What to produce:
Restate the data below word for word. Skip any images it contains.

-- start Collected data --

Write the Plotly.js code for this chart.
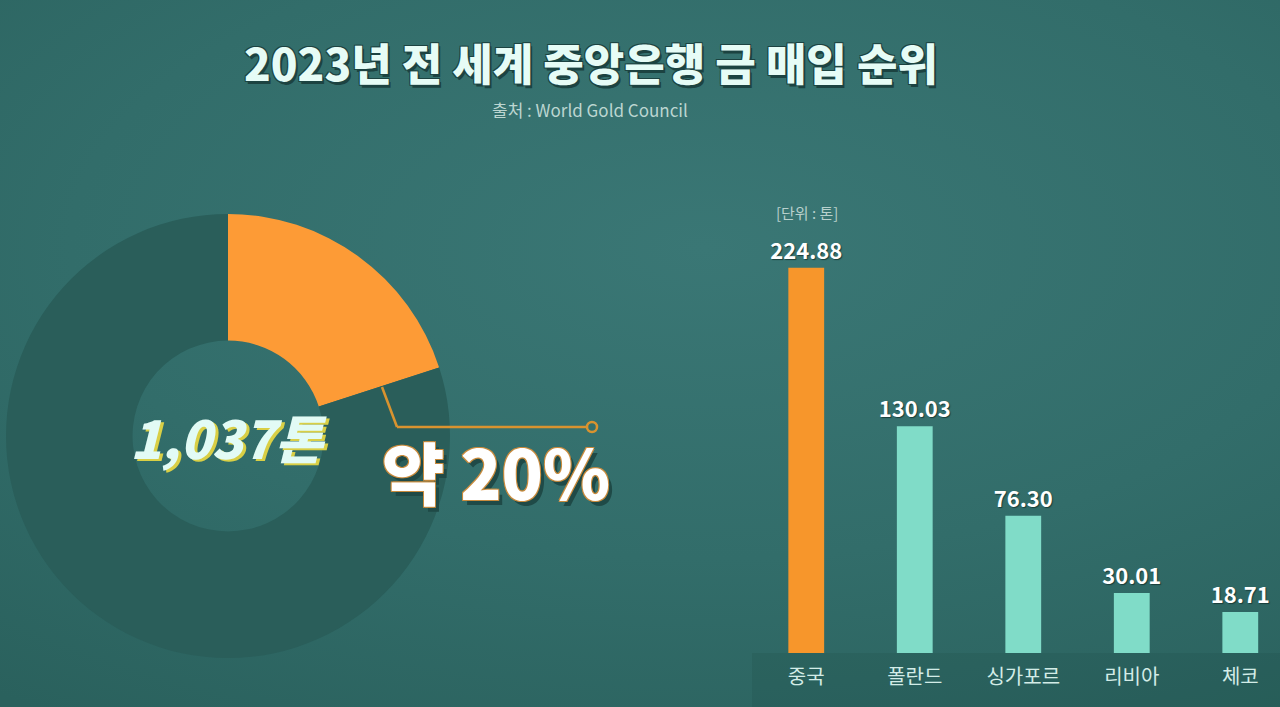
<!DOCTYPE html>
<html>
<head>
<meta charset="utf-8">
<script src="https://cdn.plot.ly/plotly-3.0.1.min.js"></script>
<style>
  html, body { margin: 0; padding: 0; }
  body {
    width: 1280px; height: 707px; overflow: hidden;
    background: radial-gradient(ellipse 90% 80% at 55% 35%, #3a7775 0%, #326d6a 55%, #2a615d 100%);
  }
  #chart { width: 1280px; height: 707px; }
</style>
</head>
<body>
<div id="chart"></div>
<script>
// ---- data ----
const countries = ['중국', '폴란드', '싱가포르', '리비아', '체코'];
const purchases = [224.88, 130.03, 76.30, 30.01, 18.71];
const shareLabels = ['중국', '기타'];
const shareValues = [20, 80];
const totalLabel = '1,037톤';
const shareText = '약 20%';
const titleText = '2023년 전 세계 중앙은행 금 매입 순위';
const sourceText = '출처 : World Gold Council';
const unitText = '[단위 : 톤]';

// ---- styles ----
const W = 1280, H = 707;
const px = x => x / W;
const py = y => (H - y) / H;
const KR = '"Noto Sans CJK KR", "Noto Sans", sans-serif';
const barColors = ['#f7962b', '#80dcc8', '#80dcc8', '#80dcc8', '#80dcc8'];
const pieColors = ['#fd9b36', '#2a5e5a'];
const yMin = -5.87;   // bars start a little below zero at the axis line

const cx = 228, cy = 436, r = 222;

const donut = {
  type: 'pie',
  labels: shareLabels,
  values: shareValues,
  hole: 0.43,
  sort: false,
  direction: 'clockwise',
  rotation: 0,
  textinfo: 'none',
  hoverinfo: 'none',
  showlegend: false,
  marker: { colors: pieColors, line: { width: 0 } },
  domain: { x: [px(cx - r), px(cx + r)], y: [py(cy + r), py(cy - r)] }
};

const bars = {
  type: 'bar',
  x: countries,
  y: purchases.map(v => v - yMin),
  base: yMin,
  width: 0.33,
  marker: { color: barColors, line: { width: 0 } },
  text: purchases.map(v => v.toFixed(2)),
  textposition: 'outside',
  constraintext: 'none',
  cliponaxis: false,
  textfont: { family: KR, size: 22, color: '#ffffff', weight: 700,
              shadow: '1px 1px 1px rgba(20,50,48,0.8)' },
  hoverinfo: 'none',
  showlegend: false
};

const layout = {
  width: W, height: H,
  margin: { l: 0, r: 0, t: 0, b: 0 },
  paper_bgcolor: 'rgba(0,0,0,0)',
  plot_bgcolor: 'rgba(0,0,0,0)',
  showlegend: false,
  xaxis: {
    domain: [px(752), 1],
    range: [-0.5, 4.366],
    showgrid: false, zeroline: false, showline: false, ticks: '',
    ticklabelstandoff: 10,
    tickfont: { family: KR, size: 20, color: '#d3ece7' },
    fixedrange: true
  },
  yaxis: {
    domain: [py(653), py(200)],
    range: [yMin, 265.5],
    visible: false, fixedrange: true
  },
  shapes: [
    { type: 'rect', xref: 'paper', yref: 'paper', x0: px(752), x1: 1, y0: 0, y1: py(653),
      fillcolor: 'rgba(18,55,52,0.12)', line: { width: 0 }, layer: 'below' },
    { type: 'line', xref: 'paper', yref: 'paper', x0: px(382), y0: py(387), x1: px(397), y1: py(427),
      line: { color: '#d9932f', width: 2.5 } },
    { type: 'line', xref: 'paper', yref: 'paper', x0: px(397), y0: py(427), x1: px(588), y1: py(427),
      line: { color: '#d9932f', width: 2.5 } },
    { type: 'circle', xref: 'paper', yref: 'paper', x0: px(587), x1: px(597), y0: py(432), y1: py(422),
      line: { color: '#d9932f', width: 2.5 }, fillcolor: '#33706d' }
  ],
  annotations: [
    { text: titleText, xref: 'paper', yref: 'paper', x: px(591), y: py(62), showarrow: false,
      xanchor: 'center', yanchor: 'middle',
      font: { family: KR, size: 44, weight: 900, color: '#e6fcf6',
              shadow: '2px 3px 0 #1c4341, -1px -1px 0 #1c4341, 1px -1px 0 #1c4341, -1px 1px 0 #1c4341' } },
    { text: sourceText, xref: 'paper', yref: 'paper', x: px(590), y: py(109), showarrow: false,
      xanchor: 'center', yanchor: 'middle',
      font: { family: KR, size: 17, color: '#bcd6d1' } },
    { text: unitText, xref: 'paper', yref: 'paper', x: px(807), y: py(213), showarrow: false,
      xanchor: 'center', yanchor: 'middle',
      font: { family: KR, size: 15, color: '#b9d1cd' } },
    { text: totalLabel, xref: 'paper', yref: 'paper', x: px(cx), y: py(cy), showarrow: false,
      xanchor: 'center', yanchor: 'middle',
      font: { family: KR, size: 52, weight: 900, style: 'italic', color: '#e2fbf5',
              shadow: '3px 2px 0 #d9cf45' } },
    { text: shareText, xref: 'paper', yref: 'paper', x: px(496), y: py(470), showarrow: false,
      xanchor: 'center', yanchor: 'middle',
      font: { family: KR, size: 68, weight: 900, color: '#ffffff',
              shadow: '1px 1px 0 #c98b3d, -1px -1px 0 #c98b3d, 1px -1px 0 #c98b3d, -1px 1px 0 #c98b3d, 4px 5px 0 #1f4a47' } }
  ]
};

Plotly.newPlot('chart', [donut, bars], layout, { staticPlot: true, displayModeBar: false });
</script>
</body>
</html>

-- end Collected data --

Correct response:
Write the Plotly.js code for this chart.
<!DOCTYPE html>
<html>
<head>
<meta charset="utf-8">
<script src="https://cdn.plot.ly/plotly-3.0.1.min.js"></script>
<style>
  html, body { margin: 0; padding: 0; }
  body {
    width: 1280px; height: 707px; overflow: hidden;
    background: radial-gradient(ellipse 90% 80% at 55% 35%, #3a7775 0%, #326d6a 55%, #2a615d 100%);
  }
  #chart { width: 1280px; height: 707px; }
</style>
</head>
<body>
<div id="chart"></div>
<script>
// ---- data ----
const countries = ['중국', '폴란드', '싱가포르', '리비아', '체코'];
const purchases = [224.88, 130.03, 76.30, 30.01, 18.71];
const shareLabels = ['중국', '기타'];
const shareValues = [20, 80];
const totalLabel = '1,037톤';
const shareText = '약 20%';
const titleText = '2023년 전 세계 중앙은행 금 매입 순위';
const sourceText = '출처 : World Gold Council';
const unitText = '[단위 : 톤]';

// ---- styles ----
const W = 1280, H = 707;
const px = x => x / W;
const py = y => (H - y) / H;
const KR = '"Noto Sans CJK KR", "Noto Sans", sans-serif';
const barColors = ['#f7962b', '#80dcc8', '#80dcc8', '#80dcc8', '#80dcc8'];
const pieColors = ['#fd9b36', '#2a5e5a'];
const yMin = -5.87;   // bars start a little below zero at the axis line

const cx = 228, cy = 436, r = 222;

const donut = {
  type: 'pie',
  labels: shareLabels,
  values: shareValues,
  hole: 0.43,
  sort: false,
  direction: 'clockwise',
  rotation: 0,
  textinfo: 'none',
  hoverinfo: 'none',
  showlegend: false,
  marker: { colors: pieColors, line: { width: 0 } },
  domain: { x: [px(cx - r), px(cx + r)], y: [py(cy + r), py(cy - r)] }
};

const bars = {
  type: 'bar',
  x: countries,
  y: purchases.map(v => v - yMin),
  base: yMin,
  width: 0.33,
  marker: { color: barColors, line: { width: 0 } },
  text: purchases.map(v => v.toFixed(2)),
  textposition: 'outside',
  constraintext: 'none',
  cliponaxis: false,
  textfont: { family: KR, size: 22, color: '#ffffff', weight: 700,
              shadow: '1px 1px 1px rgba(20,50,48,0.8)' },
  hoverinfo: 'none',
  showlegend: false
};

const layout = {
  width: W, height: H,
  margin: { l: 0, r: 0, t: 0, b: 0 },
  paper_bgcolor: 'rgba(0,0,0,0)',
  plot_bgcolor: 'rgba(0,0,0,0)',
  showlegend: false,
  xaxis: {
    domain: [px(752), 1],
    range: [-0.5, 4.366],
    showgrid: false, zeroline: false, showline: false, ticks: '',
    ticklabelstandoff: 10,
    tickfont: { family: KR, size: 20, color: '#d3ece7' },
    fixedrange: true
  },
  yaxis: {
    domain: [py(653), py(200)],
    range: [yMin, 265.5],
    visible: false, fixedrange: true
  },
  shapes: [
    { type: 'rect', xref: 'paper', yref: 'paper', x0: px(752), x1: 1, y0: 0, y1: py(653),
      fillcolor: 'rgba(18,55,52,0.12)', line: { width: 0 }, layer: 'below' },
    { type: 'line', xref: 'paper', yref: 'paper', x0: px(382), y0: py(387), x1: px(397), y1: py(427),
      line: { color: '#d9932f', width: 2.5 } },
    { type: 'line', xref: 'paper', yref: 'paper', x0: px(397), y0: py(427), x1: px(588), y1: py(427),
      line: { color: '#d9932f', width: 2.5 } },
    { type: 'circle', xref: 'paper', yref: 'paper', x0: px(587), x1: px(597), y0: py(432), y1: py(422),
      line: { color: '#d9932f', width: 2.5 }, fillcolor: '#33706d' }
  ],
  annotations: [
    { text: titleText, xref: 'paper', yref: 'paper', x: px(591), y: py(62), showarrow: false,
      xanchor: 'center', yanchor: 'middle',
      font: { family: KR, size: 44, weight: 900, color: '#e6fcf6',
              shadow: '2px 3px 0 #1c4341, -1px -1px 0 #1c4341, 1px -1px 0 #1c4341, -1px 1px 0 #1c4341' } },
    { text: sourceText, xref: 'paper', yref: 'paper', x: px(590), y: py(109), showarrow: false,
      xanchor: 'center', yanchor: 'middle',
      font: { family: KR, size: 17, color: '#bcd6d1' } },
    { text: unitText, xref: 'paper', yref: 'paper', x: px(807), y: py(213), showarrow: false,
      xanchor: 'center', yanchor: 'middle',
      font: { family: KR, size: 15, color: '#b9d1cd' } },
    { text: totalLabel, xref: 'paper', yref: 'paper', x: px(cx), y: py(cy), showarrow: false,
      xanchor: 'center', yanchor: 'middle',
      font: { family: KR, size: 52, weight: 900, style: 'italic', color: '#e2fbf5',
              shadow: '3px 2px 0 #d9cf45' } },
    { text: shareText, xref: 'paper', yref: 'paper', x: px(496), y: py(470), showarrow: false,
      xanchor: 'center', yanchor: 'middle',
      font: { family: KR, size: 68, weight: 900, color: '#ffffff',
              shadow: '1px 1px 0 #c98b3d, -1px -1px 0 #c98b3d, 1px -1px 0 #c98b3d, -1px 1px 0 #c98b3d, 4px 5px 0 #1f4a47' } }
  ]
};

Plotly.newPlot('chart', [donut, bars], layout, { staticPlot: true, displayModeBar: false });
</script>
</body>
</html>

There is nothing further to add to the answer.